The first one is that they are artifacts of the comet’s weak gravitational field. When it formed, material accreted by means of low-velocity impacts, leaving behind void areas due to the imperfect fit between primordial building blocks. Over time, seismic events or space impacts cause the surface to weaken enough to cause it to collapse.

Another possibility is that the pits are full of volatile ices like carbon dioxide and carbon monoxide, sitting just beneath a layer of dust. These ices could be melted by the warmth of the Sun as the comet draws closer in its orbit every year.

Or it could be that the ice manages to melt itself away by transforming from amorphous ice made up of irregularly packed molecules to crystallised ice, a process that would release heat which could be sufficient to cause evaporation.

Close-up photo of sinkholes on 67P.
Image via: esa.int

“Regardless of the processes creating the cavities, these features show us that there are large structural and/or compositional differences within the first few hundred metres of the comet’s surface and the cavities are revealing relatively unprocessed materials that might not otherwise be visible,” says Besse.

Researchers analyzing the interior structure of the sinkholes found that their interiors differ quite significantly, with some showing fractured material and terraces, others showing horizontal layers and vertical striations and others also showing globular structures nicknamed “goosebumps”.

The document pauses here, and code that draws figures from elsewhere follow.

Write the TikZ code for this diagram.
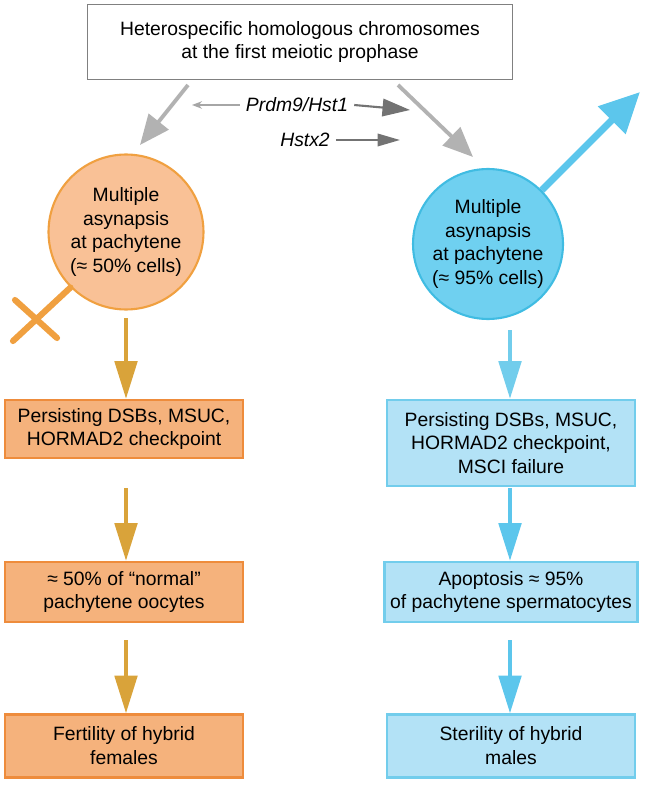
\documentclass[tikz,border=0pt]{standalone}
\usepackage{fontspec}
\setmainfont{Liberation Sans}
\usetikzlibrary{arrows.meta,positioning}
\definecolor{fcirc}{HTML}{F9C196}
\definecolor{fline}{HTML}{F0A040}
\definecolor{fbox}{HTML}{F5B27C}
\definecolor{fedge}{HTML}{EE8C3C}
\definecolor{farrow}{HTML}{D9A33A}
\definecolor{mcirc}{HTML}{6FD0F0}
\definecolor{mline}{HTML}{40BCE2}
\definecolor{mbox}{HTML}{B3E2F6}
\definecolor{medge}{HTML}{72CDEC}
\definecolor{marrow}{HTML}{5CC6EC}
\begin{document}
\begin{tikzpicture}[x=0.02cm,y=-0.02cm,
    every node/.style={font=\fontsize{11}{13.6}\selectfont, align=center},
    cellcirc/.style={circle, draw, line width=1.2pt, minimum size=3.1cm, inner sep=0pt},
    fembox/.style={rectangle, draw=fedge, fill=fbox, line width=1.5pt, minimum width=4.76cm},
    malbox/.style={rectangle, draw=medge, fill=mbox, line width=1.5pt, minimum width=4.96cm},
    grayarrow/.style={-{Triangle[length=0.6cm,width=0.5cm]}, line width=2.2pt, draw=gray!60},
    stagearrow/.style={-{Triangle[length=0.75cm,width=0.45cm]}, line width=2pt}
]
\useasboundingbox (0,0) rectangle (653,800);

\node[draw=gray, line width=0.8pt, minimum width=8.5cm, minimum height=1.5cm] (top) at (300,42)
    {Heterospecific homologous chromosomes\\at the first meiotic prophase};

\node[cellcirc, draw=fline, fill=fcirc] (fcell) at (126,232)
    {Multiple\\asynapsis\\at pachytene\\(≈ 50\% cells)};
\node[cellcirc, draw=mline, fill=mcirc, minimum size=3cm] (mcell) at (488,244)
    {Multiple\\asynapsis\\at pachytene\\(≈ 95\% cells)};

% female and male signs
\draw[fline, line width=3.5pt, line cap=round] (fcell.225) -- (13,341);
\draw[fline, line width=3.5pt, line cap=round] (15,300) -- (57,338);
\draw[marrow, line width=4pt, -{Triangle[length=0.8cm,width=0.75cm]}] (mcell.45) -- (640,92);

% gene labels
\node[font=\fontsize{11}{13.6}\selectfont\itshape] (prdm) at (297,105) {Prdm9/Hst1};
\node[font=\fontsize{11}{13.6}\selectfont\itshape] (hstx) at (305,140) {Hstx2};
\draw[gray!70, line width=0.8pt, -{Stealth[length=0.2cm]}] (prdm.west) -- (192,105);
\draw[gray!110, line width=1.2pt, -{Triangle[length=0.55cm,width=0.35cm]}] (prdm.east) -- (410,110);
\draw[gray!110, line width=1.2pt, -{Triangle[length=0.45cm,width=0.25cm]}] (hstx.east) -- (400,140);

\draw[grayarrow] (188,85) -- (140,145);
\draw[grayarrow] (398,85) -- (473,157);

% female path
\node[fembox, minimum height=1.16cm] (f1) at (124,429) {Persisting DSBs, MSUC,\\HORMAD2 checkpoint};
\node[fembox, minimum height=1.2cm] (f2) at (124,592) {≈ 50\% of “normal”\\pachytene oocytes};
\node[fembox, minimum height=1.26cm] (f3) at (124,746) {Fertility of hybrid\\females};
\draw[stagearrow, farrow] (126,318) -- (f1.north -| 126,0);
\draw[stagearrow, farrow] (126,488) -- (f2.north -| 126,0);
\draw[stagearrow, farrow] (126,640) -- (f3.north -| 126,0);

% male path
\node[malbox, minimum height=1.72cm] (m1) at (511,443) {Persisting DSBs, MSUC,\\HORMAD2 checkpoint,\\MSCI failure};
\node[malbox, minimum height=1.2cm] (m2) at (511,592) {Apoptosis ≈ 95\%\\of pachytene spermatocytes};
\node[malbox, minimum height=1.26cm] (m3) at (511,746) {Sterility of hybrid\\males};
\draw[stagearrow, medge] (510,330) -- (m1.north -| 510,0);
\draw[stagearrow, marrow] (510,488) -- (m2.north -| 510,0);
\draw[stagearrow, marrow] (510,640) -- (m3.north -| 510,0);
\end{tikzpicture}
\end{document}
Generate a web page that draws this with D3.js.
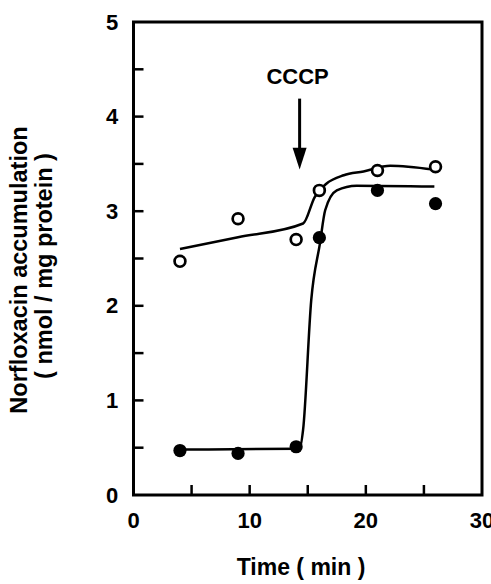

“We think that we might be able to use the pits to characterise the relative ages of the comet’s surface: the more pits there are in a region, the younger and less processed the surface there is,” explains Vincent. “This is confirmed by recent observations of the southern hemisphere: this is more highly processed because it receives significantly more energy than the northern hemisphere, and does not seem to display similar pit structures.”

Active pits on Churyumov-Gerasimenko.

Rosetta scientists are hopeful that the spacecraft might yet get to see the formation of a sinkhole in action. The probe did see one outburst during its approach to the comet back in April 2014, which generated between 1,000kg and 100,000kg of material. But although a pit collapse could have been responsible for this, it was much smaller than the researchers expect.

With the collapse of a typical large pit of 140m wide and 140m deep, the team would expect to see the release of around a billion kilograms of material.

“Being able to observe changes in the comet, in particular linking activity to features on the surface, is a key capability of Rosetta and will help us to understand how the comet’s interior and surface have evolved since its formation. And with the extension of the mission until September 2016, we can do the best job possible at unravelling how comets work” says Matt Taylor.